At this point, you’ve probably come to terms with the fact that one day owning your own home is absolutely not a certainty. If you live in London particularly, the idea of actually owning the place you live in and not having to deal with agency fees and landlords who won’t sort out the damp and the boring, miserable reality of sharing a space with people you don’t really like, who never do the washing up and who always leave a single, rotting pepper in their vegetable drawer is laughably out of the question without help from family, a sizeable combined income, or just an extremely well paid job.
So you’re going to feel prettttty stupid when you find out there’s actually a very simple solution to the problem: you’re just buying too much avocado.
That’s according to Australian millionaire Tim Gurner, anyway.
He told Australian news show 60 Minutes that young people can’t escape the rental market because they’re eating too much avocado on toast.
"When I was trying to buy my first home, I wasn't buying smashed avocado for $19 and four coffees at $4 each," he said.
"We're at a point now where the expectations of younger people are very, very high.
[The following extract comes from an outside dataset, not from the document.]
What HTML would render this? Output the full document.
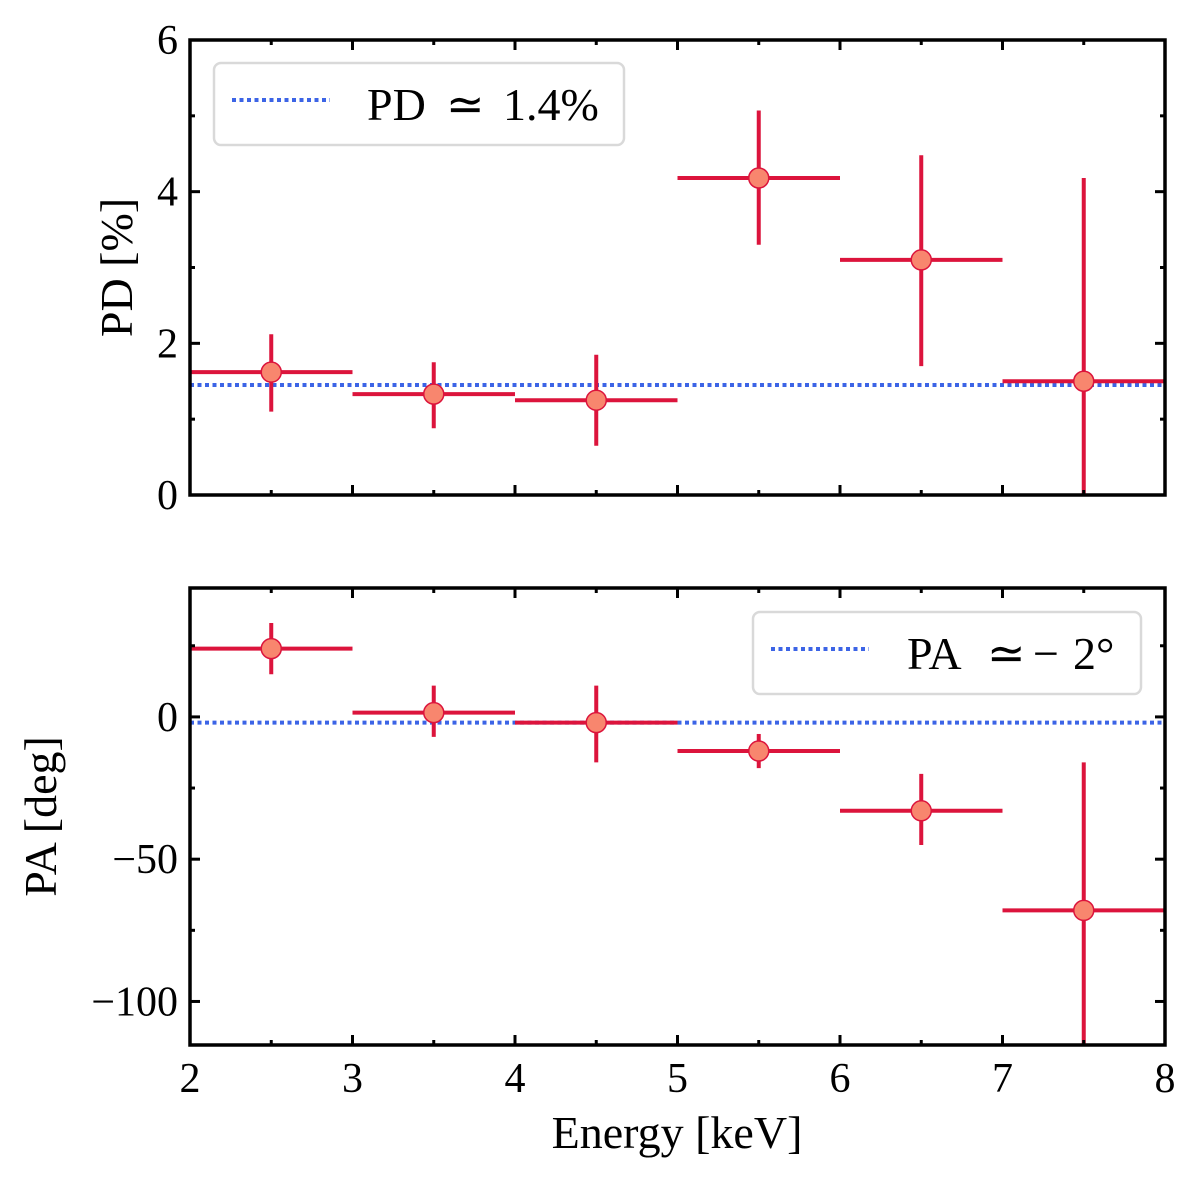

They want to eat out every day, they want to travel to Europe every year. The people that own homes today worked very, very hard for it, saved every dollar, did everything they could to get up the property investment ladder."
So: according to the government, the average house price in the UK is £234,794, a figure that rises to £490,718 in London. If we’re going on a pretty standard 20% mortgage down payment, that means most Brits will need about £47,000 (lol), or £98,000 in London (seriously though – lol).
And it turns out that £98,000 worth of avocado on toast is… actually quite a lot of avocado on toast? Going on the fairly conservative estimate of £5.50 per serving, most Brits would have to skip 8,545 helpings of avo – and Londoners 17,818. That means if you’d just give up your avocado on toast then you’d have enough for a deposit in a mere 342 years! Start making those sacrifices, snowflakes! If you were actually serious about buying a home, like your parents were, you’d literally invent some kind of elixir of life that enabled you to live for four times longer than 81, the average age of death! Amateurs, the lot of you.
It might sound laughable, but if you think about it the avocado toast man is a literal millionaire and none of us will ever be able to afford our own homes and we’ll probably eventually die, weeping and alone, in a makeshift hut with toast for bricks. So who’s really laughing? It’s him, isn’t it. It’s him.